EXERCISE DETAILS
Once the pictures are set aside, transcribe the remaining data exactly.

PROVIDED DATA
++++++++++
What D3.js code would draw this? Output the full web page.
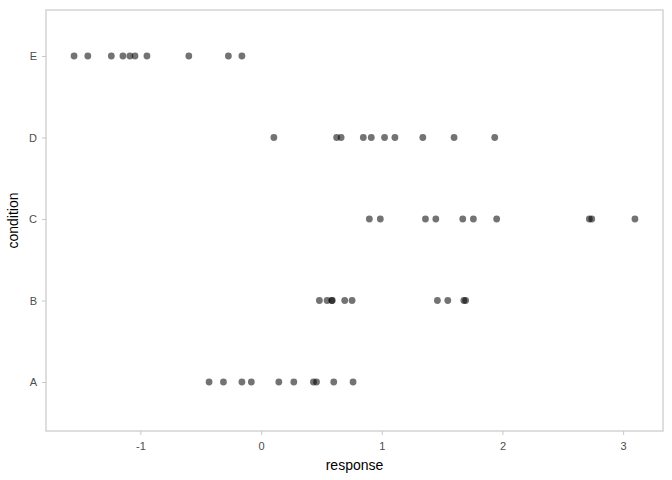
<!DOCTYPE html>
<html><head><meta charset="utf-8">
<script src="https://cdn.jsdelivr.net/npm/d3@7"></script>
<style>body{margin:0;background:#fff;} svg{display:block;} text{font-family:"Liberation Sans",Arial,sans-serif;}</style>
</head><body>
<svg id="chart" width="672" height="480"></svg>
<script>
const categories = ["A","B","C","D","E"];
const valuesA = [-0.431,-0.312,-0.159,-0.081,0.147,0.271,0.434,0.459,0.602,0.762];
const valuesB = [0.483,0.547,0.585,0.590,0.693,0.754,1.461,1.547,1.680,1.695];
const valuesC = [0.897,0.988,1.362,1.448,1.671,1.759,1.952,2.720,2.740,3.098];
const valuesD = [0.106,0.626,0.663,0.847,0.913,1.023,1.109,1.340,1.599,1.936];
const valuesE = [-1.550,-1.436,-1.241,-1.145,-1.087,-1.045,-0.946,-0.599,-0.271,-0.159];
const xTicks = [-1,0,1,2,3];
const xTitle = "response", yTitle = "condition";

const series = [valuesA,valuesB,valuesC,valuesD,valuesE];
const data = [];
categories.forEach((c,i)=>series[i].forEach(v=>data.push({cat:c,v:v})));

const svg = d3.select("#chart");
const pL=46, pR=663, pT=10, pB=431;
const all = data.map(d=>d.v);
const mn=d3.min(all), mx=d3.max(all), pad=(mx-mn)*0.05;
const x = d3.scaleLinear().domain([mn-pad,mx+pad]).range([pL,pR]);
const y = d3.scalePoint().domain(categories).range([pB-49,pT+46]).padding(0);

svg.append("rect").attr("x",pL).attr("y",pT).attr("width",pR-pL).attr("height",pB-pT)
  .attr("fill","#fff").attr("stroke","#d0d0d0").attr("stroke-width",1.4);

const xAxis = svg.append("g").attr("transform",`translate(0,${pB})`)
  .call(d3.axisBottom(x).tickValues(xTicks).tickSize(4).tickPadding(7).tickFormat(d=>String(d)));
const yAxis = svg.append("g").attr("transform",`translate(${pL},0)`)
  .call(d3.axisLeft(y).tickSize(4).tickPadding(5));
[xAxis,yAxis].forEach(g=>{
  g.select(".domain").remove();
  g.selectAll(".tick line").attr("stroke","#c8c8c8");
  g.selectAll(".tick text").attr("fill","#4d4d4d").style("font-size","11px").style("font-family","'Liberation Sans',Arial,sans-serif");
});

svg.append("g").selectAll("circle").data(data).join("circle")
  .attr("cx",d=>x(d.v)).attr("cy",d=>y(d.cat)).attr("r",3.4)
  .attr("fill","#000").attr("fill-opacity",0.55);

svg.append("text").attr("x",(pL+pR)/2).attr("y",470).attr("text-anchor","middle")
  .style("font-size","14px").attr("fill","#000").text(xTitle);
svg.append("text").attr("transform",`translate(18,${(pT+pB)/2}) rotate(-90)`).attr("text-anchor","middle")
  .style("font-size","14px").attr("fill","#000").text(yTitle);
</script>
</body></html>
++++++++++
SOLUTION TO THIS PROBLEM
What D3.js code would draw this? Output the full web page.
<!DOCTYPE html>
<html><head><meta charset="utf-8">
<script src="https://cdn.jsdelivr.net/npm/d3@7"></script>
<style>body{margin:0;background:#fff;} svg{display:block;} text{font-family:"Liberation Sans",Arial,sans-serif;}</style>
</head><body>
<svg id="chart" width="672" height="480"></svg>
<script>
const categories = ["A","B","C","D","E"];
const valuesA = [-0.431,-0.312,-0.159,-0.081,0.147,0.271,0.434,0.459,0.602,0.762];
const valuesB = [0.483,0.547,0.585,0.590,0.693,0.754,1.461,1.547,1.680,1.695];
const valuesC = [0.897,0.988,1.362,1.448,1.671,1.759,1.952,2.720,2.740,3.098];
const valuesD = [0.106,0.626,0.663,0.847,0.913,1.023,1.109,1.340,1.599,1.936];
const valuesE = [-1.550,-1.436,-1.241,-1.145,-1.087,-1.045,-0.946,-0.599,-0.271,-0.159];
const xTicks = [-1,0,1,2,3];
const xTitle = "response", yTitle = "condition";

const series = [valuesA,valuesB,valuesC,valuesD,valuesE];
const data = [];
categories.forEach((c,i)=>series[i].forEach(v=>data.push({cat:c,v:v})));

const svg = d3.select("#chart");
const pL=46, pR=663, pT=10, pB=431;
const all = data.map(d=>d.v);
const mn=d3.min(all), mx=d3.max(all), pad=(mx-mn)*0.05;
const x = d3.scaleLinear().domain([mn-pad,mx+pad]).range([pL,pR]);
const y = d3.scalePoint().domain(categories).range([pB-49,pT+46]).padding(0);

svg.append("rect").attr("x",pL).attr("y",pT).attr("width",pR-pL).attr("height",pB-pT)
  .attr("fill","#fff").attr("stroke","#d0d0d0").attr("stroke-width",1.4);

const xAxis = svg.append("g").attr("transform",`translate(0,${pB})`)
  .call(d3.axisBottom(x).tickValues(xTicks).tickSize(4).tickPadding(7).tickFormat(d=>String(d)));
const yAxis = svg.append("g").attr("transform",`translate(${pL},0)`)
  .call(d3.axisLeft(y).tickSize(4).tickPadding(5));
[xAxis,yAxis].forEach(g=>{
  g.select(".domain").remove();
  g.selectAll(".tick line").attr("stroke","#c8c8c8");
  g.selectAll(".tick text").attr("fill","#4d4d4d").style("font-size","11px").style("font-family","'Liberation Sans',Arial,sans-serif");
});

svg.append("g").selectAll("circle").data(data).join("circle")
  .attr("cx",d=>x(d.v)).attr("cy",d=>y(d.cat)).attr("r",3.4)
  .attr("fill","#000").attr("fill-opacity",0.55);

svg.append("text").attr("x",(pL+pR)/2).attr("y",470).attr("text-anchor","middle")
  .style("font-size","14px").attr("fill","#000").text(xTitle);
svg.append("text").attr("transform",`translate(18,${(pT+pB)/2}) rotate(-90)`).attr("text-anchor","middle")
  .style("font-size","14px").attr("fill","#000").text(yTitle);
</script>
</body></html>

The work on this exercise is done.